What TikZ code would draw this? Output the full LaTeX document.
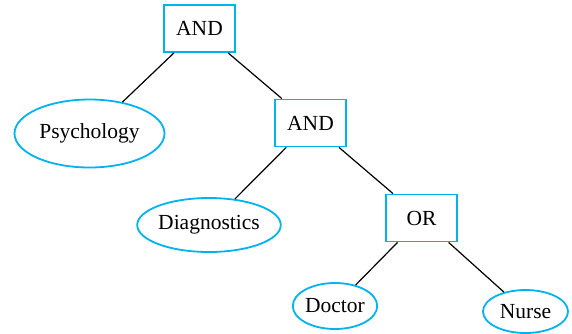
\documentclass[tikz,border=0pt]{standalone}
\usepackage{fontspec}
\setmainfont{Liberation Serif}
\usetikzlibrary{shapes.geometric}
\definecolor{nodeblue}{HTML}{00B2EE}
\begin{document}
\begin{tikzpicture}[x=1pt,y=-1pt,
  every node/.style={font=\fontsize{21.5}{25}\selectfont, inner sep=0pt, draw=nodeblue, line width=1.8pt},
  opbox/.style={rectangle, minimum width=71pt, minimum height=47pt},
  leaf/.style={ellipse},
  edge/.style={draw=black, line width=1.2pt}]
\useasboundingbox (0,0) rectangle (572,333);
\node[opbox] (and1) at (199.5,28.5) {AND};
\node[opbox] (and2) at (310.5,123) {AND};
\node[opbox] (or) at (421.5,218) {OR};
\node[leaf, minimum width=150pt, minimum height=68pt] (psy) at (89.5,133.5) {Psychology};
\node[leaf, minimum width=138pt, minimum height=54pt] (diag) at (209,225) {Diagnostics};
\node[leaf, minimum width=84pt, minimum height=46pt] (doc) at (335,306) {Doctor};
\node[leaf, minimum width=85pt, minimum height=43pt] (nurse) at (525.5,311.5) {Nurse};
\draw[edge] (and1) -- (psy);
\draw[edge] (and1) -- (and2);
\draw[edge] (and2) -- (diag);
\draw[edge] (and2) -- (or);
\draw[edge] (or) -- (doc);
\draw[edge] (or) -- (nurse);
\end{tikzpicture}
\end{document}
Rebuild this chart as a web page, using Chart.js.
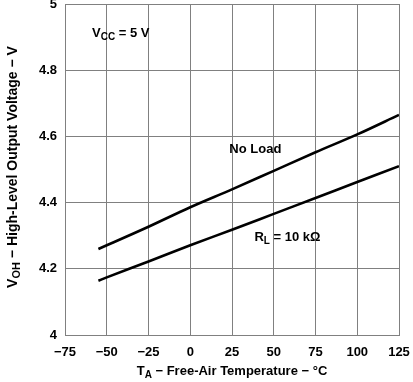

++++++++++++++++++++

● **Aim**: From the data, list each line in which the string "draw" appears.

● **Full answer**:
What TikZ code would draw this? Output the full LaTeX document.
  every node/.style={font=\fontsize{21.5}{25}\selectfont, inner sep=0pt, draw=nodeblue, line width=1.8pt},
  edge/.style={draw=black, line width=1.2pt}]
\draw[edge] (and1) -- (psy);
\draw[edge] (and1) -- (and2);
\draw[edge] (and2) -- (diag);
\draw[edge] (and2) -- (or);
\draw[edge] (or) -- (doc);
\draw[edge] (or) -- (nurse);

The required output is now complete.